How Childbirth Taught Me That Plans are Nothing But Planning is Everything
It was 2007 and I was working at Amazon as a Technical Program Manager in the Amazon Web Services department. My job was to organize software development projects, i.e. defining requirements, estimates, and schedules. You probably know that software projects are notorious for being unpredictable. As a result, they often run over budget and behind schedule.
I prided myself on my exceptional planning and organizational skills. This was my bread and butter. I tracked every task. Defined every estimate. There was not a risk that I didn’t identify and no risk without a mitigation. I was a planner to the core. I craved control. And it worked. I had a reputation for delivering highly complex software projects on time.
So it’s no surprise that I looked at childbirth just like another software project that I was going to manage the crap out of. Almost as soon as I was pregnant I signed up for childbirth classes. I dragged my husband, Rick, to a two hour class once a week for seven weeks. I made a birth plan. I watched YouTube videos. This birth was going to be my most well managed launch yet.
It was two days before my official due date and I woke up with minor cramps and 4am. It felt like indigestion and it was the first time I felt any type of early labour symptoms. The cramps were not regular enough to feel like contractions but they were uncomfortable enough to keep me awake. I didn’t even bother waking up Rick because I was sure that these were just very preliminary signs of labour and they were either going to go away or last for hours. About an hour later, I felt my first real strong contraction. I had to use my relaxation breathing to get through it. I thought, boy, that was kind of intense, do women really go through hours of such contractions before they even go to the hospital? I decided I didn’t want to go through this alone anymore so I woke up Rick and told him that I was having contractions. He asked me if he should call into work and tell them he’s not coming in but I said just wait and see. I had a few more contractions and each one was just as intense. They were coming every two minutes or so. I still didn’t think I was in real labour because according to our baby class, the average labour for the first child is 12 hours. But then the next few contractions were increasingly intense. I decided it was time to call my doctor. I told my doctor that I started having contractions at 4 am and now they’re about one minute apart. She asked, 4am yesterday? I said no, 4am this morning. She said alright, you better come in.

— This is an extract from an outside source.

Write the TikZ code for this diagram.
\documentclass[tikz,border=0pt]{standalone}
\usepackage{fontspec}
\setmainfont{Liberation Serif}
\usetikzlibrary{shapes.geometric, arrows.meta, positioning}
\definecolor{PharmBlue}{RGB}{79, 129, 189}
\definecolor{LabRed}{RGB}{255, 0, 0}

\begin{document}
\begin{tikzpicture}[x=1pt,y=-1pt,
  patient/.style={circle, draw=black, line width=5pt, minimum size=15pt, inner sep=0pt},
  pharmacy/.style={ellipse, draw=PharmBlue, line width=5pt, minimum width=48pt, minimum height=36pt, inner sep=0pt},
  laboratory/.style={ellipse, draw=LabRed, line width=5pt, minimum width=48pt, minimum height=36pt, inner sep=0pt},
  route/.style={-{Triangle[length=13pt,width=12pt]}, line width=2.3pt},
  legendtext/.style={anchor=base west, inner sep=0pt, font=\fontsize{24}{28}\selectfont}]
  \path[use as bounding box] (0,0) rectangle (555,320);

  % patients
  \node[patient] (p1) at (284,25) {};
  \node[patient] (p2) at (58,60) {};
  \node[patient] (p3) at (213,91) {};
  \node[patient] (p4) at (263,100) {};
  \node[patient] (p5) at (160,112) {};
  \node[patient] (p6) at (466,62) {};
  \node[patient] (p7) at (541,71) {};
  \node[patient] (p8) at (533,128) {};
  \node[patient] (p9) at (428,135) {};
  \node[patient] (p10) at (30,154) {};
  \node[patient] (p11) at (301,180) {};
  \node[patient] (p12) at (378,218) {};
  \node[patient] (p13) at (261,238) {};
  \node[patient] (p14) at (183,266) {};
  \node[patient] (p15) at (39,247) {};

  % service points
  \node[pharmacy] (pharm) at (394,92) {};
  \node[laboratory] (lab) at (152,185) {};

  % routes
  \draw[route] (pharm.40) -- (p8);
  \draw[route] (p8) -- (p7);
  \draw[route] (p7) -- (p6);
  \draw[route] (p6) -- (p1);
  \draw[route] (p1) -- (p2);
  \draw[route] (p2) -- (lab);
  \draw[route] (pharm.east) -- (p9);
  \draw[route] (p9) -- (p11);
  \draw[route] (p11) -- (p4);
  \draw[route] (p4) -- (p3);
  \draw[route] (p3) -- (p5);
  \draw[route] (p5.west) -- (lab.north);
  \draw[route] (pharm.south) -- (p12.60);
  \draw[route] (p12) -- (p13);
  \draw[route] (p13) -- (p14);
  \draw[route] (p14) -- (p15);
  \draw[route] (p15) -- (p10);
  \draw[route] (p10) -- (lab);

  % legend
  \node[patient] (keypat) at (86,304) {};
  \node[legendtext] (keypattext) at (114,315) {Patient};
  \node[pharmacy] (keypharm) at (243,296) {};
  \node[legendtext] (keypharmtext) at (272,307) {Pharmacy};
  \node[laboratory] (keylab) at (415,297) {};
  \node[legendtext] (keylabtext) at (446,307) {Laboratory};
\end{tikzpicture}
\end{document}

I hurriedly packed some clothes as I battled through contractions while Rick was looking for his iPod so we could have the right music in the hospital. I was not amused. When I got into the car my water broke.
The ride to the hospital took about 25 minutes and I was screaming and cursing like a cliche the entire ride. The whole time I was thinking I can’t wait to get to the hospital so that I can get some EPIDURAL! This was in my birth plan. The way I see it is that humans evolved to develop technologies so that women don’t have to die or suffer during childbirth. Who am I to deny evolution?
We made it to the hospital at 6:45am. When the nurse came to check me, I fully expected her to tell me that I was going to be ready for my epidural. Instead she told me that I was fully dilated to 10cm and ready to push! I said “WHAT?! Can I still have some drugs please??” They said at this point there’s not much purpose to get an epidural. The baby would be out before they could get the anaesthesiologist to show up. I begged for some drugs for my back which was absolutely killing me from the contractions. The answer was no.
So there I was, a mere 3 hours after my first contraction, wheeled into the birthing room, with no drugs, not even an IV. It took all I had to push for the next hour or so until finally, at 7:53am, our baby boy arrived.
When they handed the baby to me on my chest I was so happy but at the same time in shock. Almost none of it happened like the way we had planned or expected. Who knew that it would only take four hours for me to deliver my first baby? And on top of that, with no drugs whatsoever? That seemed overly ambitious even for me! Nevertheless, this was how our first born decided to arrive into this world.
I guess I really shouldn’t have been surprised that almost three years later, with my second son, my labor lasted 1.5 hours and I gave birth in triage, one minute after arriving at the hospital. This means that had we left for the hospital just five minutes later, I would have been one of those women you hear on the news that had their baby in the car
Almost every childbirth story is different and they’re almost never according to plan. And it’s appropriate that one of our first lessons as mothers is that we need to plan and prepare but also be ready for the unexpected. Since becoming a mother, I’ve had to become much more flexible. It doesn’t mean I plan any less. But when surprises inevitably happen, I’ve had to learn to go with the flow and have confidence that all the planning I had done has equipped me for the moment.